## Stated task
Locate every line in the records below that contains the word "chart", and copy each one.

## Extracted records

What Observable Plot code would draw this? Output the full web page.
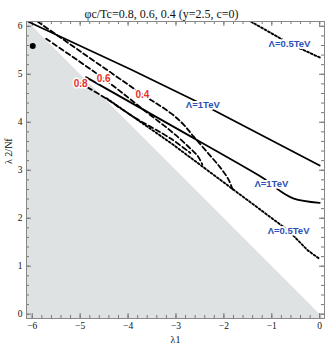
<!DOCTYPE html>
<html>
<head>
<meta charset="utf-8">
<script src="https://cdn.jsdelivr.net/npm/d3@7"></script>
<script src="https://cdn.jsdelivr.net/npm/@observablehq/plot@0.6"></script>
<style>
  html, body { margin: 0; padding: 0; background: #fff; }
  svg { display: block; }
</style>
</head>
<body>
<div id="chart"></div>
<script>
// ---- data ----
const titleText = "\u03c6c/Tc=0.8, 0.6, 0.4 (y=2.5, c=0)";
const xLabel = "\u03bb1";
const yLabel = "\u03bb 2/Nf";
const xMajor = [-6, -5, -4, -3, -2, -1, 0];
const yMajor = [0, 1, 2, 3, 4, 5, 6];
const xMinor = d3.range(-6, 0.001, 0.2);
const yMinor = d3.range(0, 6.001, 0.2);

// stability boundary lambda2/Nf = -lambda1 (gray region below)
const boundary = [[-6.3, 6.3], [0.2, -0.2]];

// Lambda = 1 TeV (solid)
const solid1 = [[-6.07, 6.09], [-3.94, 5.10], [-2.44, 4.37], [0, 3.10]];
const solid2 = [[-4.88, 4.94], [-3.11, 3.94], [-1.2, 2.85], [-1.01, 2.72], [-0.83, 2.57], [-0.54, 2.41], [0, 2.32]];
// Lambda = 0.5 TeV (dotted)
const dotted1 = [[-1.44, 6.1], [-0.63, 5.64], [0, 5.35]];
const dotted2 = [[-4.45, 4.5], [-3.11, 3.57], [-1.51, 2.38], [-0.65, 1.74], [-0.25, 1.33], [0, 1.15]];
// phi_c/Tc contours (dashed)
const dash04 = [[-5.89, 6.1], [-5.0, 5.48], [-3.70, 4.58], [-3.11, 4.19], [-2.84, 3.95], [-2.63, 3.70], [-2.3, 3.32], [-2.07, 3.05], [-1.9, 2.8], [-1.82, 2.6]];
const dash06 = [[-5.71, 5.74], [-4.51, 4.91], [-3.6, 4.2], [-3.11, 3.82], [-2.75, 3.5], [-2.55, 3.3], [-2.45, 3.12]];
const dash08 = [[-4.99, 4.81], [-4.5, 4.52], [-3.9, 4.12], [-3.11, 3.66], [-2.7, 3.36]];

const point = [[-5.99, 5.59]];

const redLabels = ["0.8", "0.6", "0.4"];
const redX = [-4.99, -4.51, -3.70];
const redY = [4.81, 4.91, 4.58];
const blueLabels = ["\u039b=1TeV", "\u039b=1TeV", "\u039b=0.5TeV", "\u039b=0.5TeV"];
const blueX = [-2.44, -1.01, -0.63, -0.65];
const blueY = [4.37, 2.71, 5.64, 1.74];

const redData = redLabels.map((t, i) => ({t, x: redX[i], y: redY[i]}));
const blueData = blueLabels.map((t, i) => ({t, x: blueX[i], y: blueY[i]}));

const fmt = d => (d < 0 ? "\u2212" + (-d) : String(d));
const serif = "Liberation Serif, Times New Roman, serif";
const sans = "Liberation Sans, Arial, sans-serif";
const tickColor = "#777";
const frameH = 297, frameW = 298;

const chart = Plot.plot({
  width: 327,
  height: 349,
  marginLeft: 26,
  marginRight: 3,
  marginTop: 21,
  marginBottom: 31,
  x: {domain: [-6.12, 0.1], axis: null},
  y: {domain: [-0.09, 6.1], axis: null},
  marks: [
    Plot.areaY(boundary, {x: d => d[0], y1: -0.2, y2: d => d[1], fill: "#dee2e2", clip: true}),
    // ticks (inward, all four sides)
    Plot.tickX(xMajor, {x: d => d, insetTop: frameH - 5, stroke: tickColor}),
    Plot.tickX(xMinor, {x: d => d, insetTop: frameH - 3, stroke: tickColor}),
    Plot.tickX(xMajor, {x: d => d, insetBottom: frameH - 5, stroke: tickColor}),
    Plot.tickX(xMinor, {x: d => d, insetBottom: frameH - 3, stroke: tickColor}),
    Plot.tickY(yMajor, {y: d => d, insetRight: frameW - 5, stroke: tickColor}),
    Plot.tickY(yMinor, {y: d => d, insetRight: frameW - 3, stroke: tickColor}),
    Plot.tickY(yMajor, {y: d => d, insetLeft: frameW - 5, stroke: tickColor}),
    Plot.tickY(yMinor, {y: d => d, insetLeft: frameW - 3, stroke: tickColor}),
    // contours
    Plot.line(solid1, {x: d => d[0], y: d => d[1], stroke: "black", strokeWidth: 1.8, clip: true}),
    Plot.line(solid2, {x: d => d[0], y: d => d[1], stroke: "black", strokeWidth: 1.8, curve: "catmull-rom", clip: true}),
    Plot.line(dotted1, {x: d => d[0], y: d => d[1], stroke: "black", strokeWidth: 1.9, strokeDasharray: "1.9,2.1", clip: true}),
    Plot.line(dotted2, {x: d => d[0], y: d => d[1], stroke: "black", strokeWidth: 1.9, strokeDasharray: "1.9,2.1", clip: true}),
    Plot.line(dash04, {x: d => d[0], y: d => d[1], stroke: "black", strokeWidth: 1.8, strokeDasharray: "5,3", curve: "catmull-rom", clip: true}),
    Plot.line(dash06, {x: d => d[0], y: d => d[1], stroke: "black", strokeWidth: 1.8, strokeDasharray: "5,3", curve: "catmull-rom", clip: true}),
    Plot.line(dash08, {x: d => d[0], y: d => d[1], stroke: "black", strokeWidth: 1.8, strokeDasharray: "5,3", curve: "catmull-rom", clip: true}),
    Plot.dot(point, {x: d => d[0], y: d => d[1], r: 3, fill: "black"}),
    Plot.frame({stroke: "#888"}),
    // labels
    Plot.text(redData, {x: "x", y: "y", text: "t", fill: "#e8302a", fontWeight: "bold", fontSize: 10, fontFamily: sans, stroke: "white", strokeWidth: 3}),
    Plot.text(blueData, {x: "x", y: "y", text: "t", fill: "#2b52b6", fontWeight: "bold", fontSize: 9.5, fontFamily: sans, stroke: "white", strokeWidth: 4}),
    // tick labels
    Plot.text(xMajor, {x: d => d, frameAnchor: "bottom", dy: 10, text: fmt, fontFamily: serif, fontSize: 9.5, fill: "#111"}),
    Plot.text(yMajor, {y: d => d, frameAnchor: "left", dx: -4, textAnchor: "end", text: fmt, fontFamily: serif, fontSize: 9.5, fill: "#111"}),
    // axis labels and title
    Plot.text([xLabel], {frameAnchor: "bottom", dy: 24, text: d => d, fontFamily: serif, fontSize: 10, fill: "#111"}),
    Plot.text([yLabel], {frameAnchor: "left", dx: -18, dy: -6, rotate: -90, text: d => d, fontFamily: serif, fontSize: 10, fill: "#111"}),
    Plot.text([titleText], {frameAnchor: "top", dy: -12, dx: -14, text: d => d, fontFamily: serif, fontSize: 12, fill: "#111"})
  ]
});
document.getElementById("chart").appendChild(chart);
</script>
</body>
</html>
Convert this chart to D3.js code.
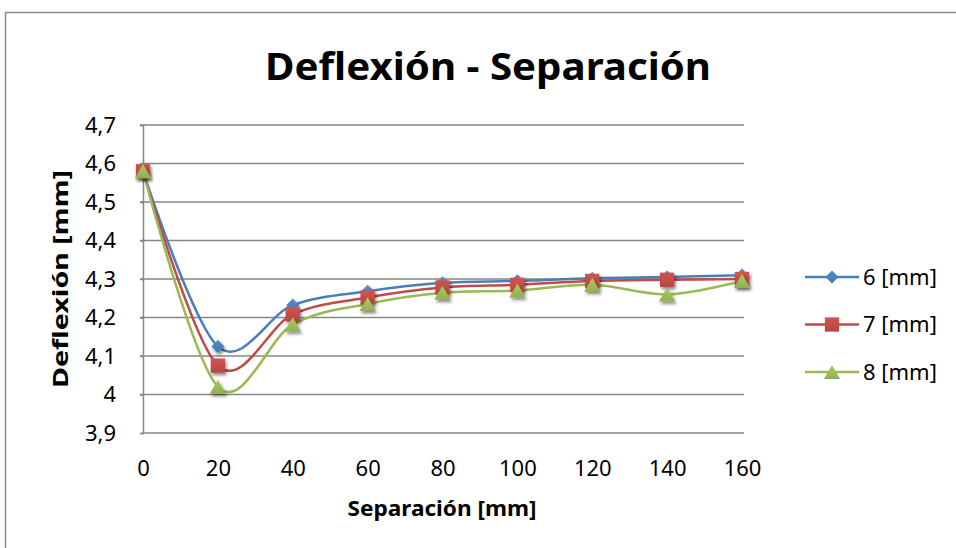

## Exercise solution
<div id="chart"></div>
const chart = Plot.plot({
document.getElementById("chart").appendChild(chart);
Convert this chart to D3.js code.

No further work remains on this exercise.